#### [SHORT TASK]
Transcribe exactly the span of lines that begins the records and ends with the line holding "2.75, 3.00, 3.32]", both boundary lines included.
====== TASK DATA ======
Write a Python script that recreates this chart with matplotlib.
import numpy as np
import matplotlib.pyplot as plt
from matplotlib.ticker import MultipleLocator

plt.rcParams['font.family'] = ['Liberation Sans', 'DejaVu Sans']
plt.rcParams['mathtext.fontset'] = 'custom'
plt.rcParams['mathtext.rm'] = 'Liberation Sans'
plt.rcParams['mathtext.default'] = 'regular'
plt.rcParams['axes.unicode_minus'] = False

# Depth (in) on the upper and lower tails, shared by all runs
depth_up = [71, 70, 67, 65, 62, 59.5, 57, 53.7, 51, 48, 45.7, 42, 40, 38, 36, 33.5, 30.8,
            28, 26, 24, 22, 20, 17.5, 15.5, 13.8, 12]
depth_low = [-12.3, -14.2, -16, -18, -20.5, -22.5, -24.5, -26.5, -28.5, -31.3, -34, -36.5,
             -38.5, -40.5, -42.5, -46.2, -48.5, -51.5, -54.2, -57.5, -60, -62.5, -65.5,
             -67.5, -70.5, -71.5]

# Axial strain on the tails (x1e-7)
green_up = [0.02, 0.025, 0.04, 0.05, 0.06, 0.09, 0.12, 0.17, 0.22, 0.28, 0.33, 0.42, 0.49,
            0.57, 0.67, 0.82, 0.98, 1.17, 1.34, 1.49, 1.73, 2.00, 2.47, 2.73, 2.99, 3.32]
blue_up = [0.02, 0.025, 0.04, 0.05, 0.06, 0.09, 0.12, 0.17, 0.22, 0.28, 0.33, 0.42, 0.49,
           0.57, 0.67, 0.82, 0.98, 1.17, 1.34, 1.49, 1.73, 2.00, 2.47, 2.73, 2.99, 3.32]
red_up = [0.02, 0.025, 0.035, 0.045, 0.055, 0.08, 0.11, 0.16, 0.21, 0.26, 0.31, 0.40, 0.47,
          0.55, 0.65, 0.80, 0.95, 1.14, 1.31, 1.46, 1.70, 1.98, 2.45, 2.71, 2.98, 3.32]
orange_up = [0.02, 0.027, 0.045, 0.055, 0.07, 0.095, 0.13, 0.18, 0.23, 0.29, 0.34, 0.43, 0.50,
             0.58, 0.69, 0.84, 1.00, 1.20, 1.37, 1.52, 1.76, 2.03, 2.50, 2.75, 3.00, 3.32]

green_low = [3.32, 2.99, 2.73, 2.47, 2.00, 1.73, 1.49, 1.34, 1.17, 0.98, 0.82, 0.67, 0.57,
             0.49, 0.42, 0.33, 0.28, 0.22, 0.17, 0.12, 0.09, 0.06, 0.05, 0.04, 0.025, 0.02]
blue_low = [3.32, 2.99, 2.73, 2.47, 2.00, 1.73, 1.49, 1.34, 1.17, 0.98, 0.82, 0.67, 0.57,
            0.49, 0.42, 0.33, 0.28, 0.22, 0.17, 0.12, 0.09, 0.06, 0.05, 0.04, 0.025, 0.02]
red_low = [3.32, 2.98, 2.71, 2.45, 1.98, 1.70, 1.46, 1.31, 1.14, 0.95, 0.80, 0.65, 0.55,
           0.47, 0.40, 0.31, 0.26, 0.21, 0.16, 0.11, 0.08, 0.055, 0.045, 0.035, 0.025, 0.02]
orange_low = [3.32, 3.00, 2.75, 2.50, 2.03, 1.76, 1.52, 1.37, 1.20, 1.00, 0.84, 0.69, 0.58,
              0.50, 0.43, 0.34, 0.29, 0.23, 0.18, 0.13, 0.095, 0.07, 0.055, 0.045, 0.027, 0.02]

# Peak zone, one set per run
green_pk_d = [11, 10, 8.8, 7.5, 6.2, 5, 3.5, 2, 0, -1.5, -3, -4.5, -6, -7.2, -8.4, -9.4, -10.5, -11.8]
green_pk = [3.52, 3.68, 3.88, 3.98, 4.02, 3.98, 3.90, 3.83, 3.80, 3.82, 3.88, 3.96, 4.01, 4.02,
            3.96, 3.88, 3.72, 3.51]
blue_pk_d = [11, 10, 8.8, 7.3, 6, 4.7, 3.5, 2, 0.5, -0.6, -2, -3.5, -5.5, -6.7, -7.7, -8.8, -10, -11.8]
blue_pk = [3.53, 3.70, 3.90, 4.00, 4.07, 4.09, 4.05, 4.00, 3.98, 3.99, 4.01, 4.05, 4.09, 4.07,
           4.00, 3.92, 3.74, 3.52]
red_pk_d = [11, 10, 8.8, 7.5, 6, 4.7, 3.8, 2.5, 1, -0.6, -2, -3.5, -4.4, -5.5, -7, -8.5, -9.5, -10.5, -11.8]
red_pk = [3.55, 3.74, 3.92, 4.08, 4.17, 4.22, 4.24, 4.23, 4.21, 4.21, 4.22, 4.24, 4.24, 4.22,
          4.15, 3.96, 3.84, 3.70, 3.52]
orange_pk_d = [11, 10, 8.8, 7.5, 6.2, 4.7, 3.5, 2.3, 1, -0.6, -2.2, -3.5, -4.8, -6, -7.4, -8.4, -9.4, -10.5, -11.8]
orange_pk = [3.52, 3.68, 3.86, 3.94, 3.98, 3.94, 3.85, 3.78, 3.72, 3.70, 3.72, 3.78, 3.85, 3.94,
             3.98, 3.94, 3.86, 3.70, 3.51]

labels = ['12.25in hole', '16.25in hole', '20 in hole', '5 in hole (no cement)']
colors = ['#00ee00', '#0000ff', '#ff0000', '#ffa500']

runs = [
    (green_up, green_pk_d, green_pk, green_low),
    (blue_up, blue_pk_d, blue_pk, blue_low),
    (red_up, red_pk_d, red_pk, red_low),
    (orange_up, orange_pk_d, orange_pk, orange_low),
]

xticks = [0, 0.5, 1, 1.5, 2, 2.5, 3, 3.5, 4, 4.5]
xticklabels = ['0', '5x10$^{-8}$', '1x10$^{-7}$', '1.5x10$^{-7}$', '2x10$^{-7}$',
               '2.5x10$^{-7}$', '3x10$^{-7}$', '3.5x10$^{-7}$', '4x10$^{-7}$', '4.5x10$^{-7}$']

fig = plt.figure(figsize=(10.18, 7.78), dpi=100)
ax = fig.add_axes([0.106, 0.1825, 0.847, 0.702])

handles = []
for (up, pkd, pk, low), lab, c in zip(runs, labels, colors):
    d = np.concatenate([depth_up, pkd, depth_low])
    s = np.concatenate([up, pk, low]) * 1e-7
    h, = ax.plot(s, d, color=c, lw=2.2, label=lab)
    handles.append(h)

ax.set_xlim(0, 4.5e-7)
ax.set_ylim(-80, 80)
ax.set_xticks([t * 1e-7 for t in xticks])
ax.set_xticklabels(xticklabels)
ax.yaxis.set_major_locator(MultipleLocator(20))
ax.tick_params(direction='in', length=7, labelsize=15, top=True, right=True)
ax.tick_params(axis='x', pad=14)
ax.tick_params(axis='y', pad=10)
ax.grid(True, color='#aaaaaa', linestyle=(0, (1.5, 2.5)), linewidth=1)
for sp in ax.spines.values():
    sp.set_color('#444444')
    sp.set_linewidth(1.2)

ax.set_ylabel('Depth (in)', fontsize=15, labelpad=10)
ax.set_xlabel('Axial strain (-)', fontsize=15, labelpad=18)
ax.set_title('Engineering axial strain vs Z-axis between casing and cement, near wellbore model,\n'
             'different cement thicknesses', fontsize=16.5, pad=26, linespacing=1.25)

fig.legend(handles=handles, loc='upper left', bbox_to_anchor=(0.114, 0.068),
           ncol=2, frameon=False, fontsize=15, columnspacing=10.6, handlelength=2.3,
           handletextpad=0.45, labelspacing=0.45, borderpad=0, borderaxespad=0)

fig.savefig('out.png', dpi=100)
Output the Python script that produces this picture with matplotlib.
======
#### [ANSWER TO THIS EXERCISE]
Write a Python script that recreates this chart with matplotlib.
import numpy as np
import matplotlib.pyplot as plt
from matplotlib.ticker import MultipleLocator

plt.rcParams['font.family'] = ['Liberation Sans', 'DejaVu Sans']
plt.rcParams['mathtext.fontset'] = 'custom'
plt.rcParams['mathtext.rm'] = 'Liberation Sans'
plt.rcParams['mathtext.default'] = 'regular'
plt.rcParams['axes.unicode_minus'] = False

# Depth (in) on the upper and lower tails, shared by all runs
depth_up = [71, 70, 67, 65, 62, 59.5, 57, 53.7, 51, 48, 45.7, 42, 40, 38, 36, 33.5, 30.8,
            28, 26, 24, 22, 20, 17.5, 15.5, 13.8, 12]
depth_low = [-12.3, -14.2, -16, -18, -20.5, -22.5, -24.5, -26.5, -28.5, -31.3, -34, -36.5,
             -38.5, -40.5, -42.5, -46.2, -48.5, -51.5, -54.2, -57.5, -60, -62.5, -65.5,
             -67.5, -70.5, -71.5]

# Axial strain on the tails (x1e-7)
green_up = [0.02, 0.025, 0.04, 0.05, 0.06, 0.09, 0.12, 0.17, 0.22, 0.28, 0.33, 0.42, 0.49,
            0.57, 0.67, 0.82, 0.98, 1.17, 1.34, 1.49, 1.73, 2.00, 2.47, 2.73, 2.99, 3.32]
blue_up = [0.02, 0.025, 0.04, 0.05, 0.06, 0.09, 0.12, 0.17, 0.22, 0.28, 0.33, 0.42, 0.49,
           0.57, 0.67, 0.82, 0.98, 1.17, 1.34, 1.49, 1.73, 2.00, 2.47, 2.73, 2.99, 3.32]
red_up = [0.02, 0.025, 0.035, 0.045, 0.055, 0.08, 0.11, 0.16, 0.21, 0.26, 0.31, 0.40, 0.47,
          0.55, 0.65, 0.80, 0.95, 1.14, 1.31, 1.46, 1.70, 1.98, 2.45, 2.71, 2.98, 3.32]
orange_up = [0.02, 0.027, 0.045, 0.055, 0.07, 0.095, 0.13, 0.18, 0.23, 0.29, 0.34, 0.43, 0.50,
             0.58, 0.69, 0.84, 1.00, 1.20, 1.37, 1.52, 1.76, 2.03, 2.50, 2.75, 3.00, 3.32]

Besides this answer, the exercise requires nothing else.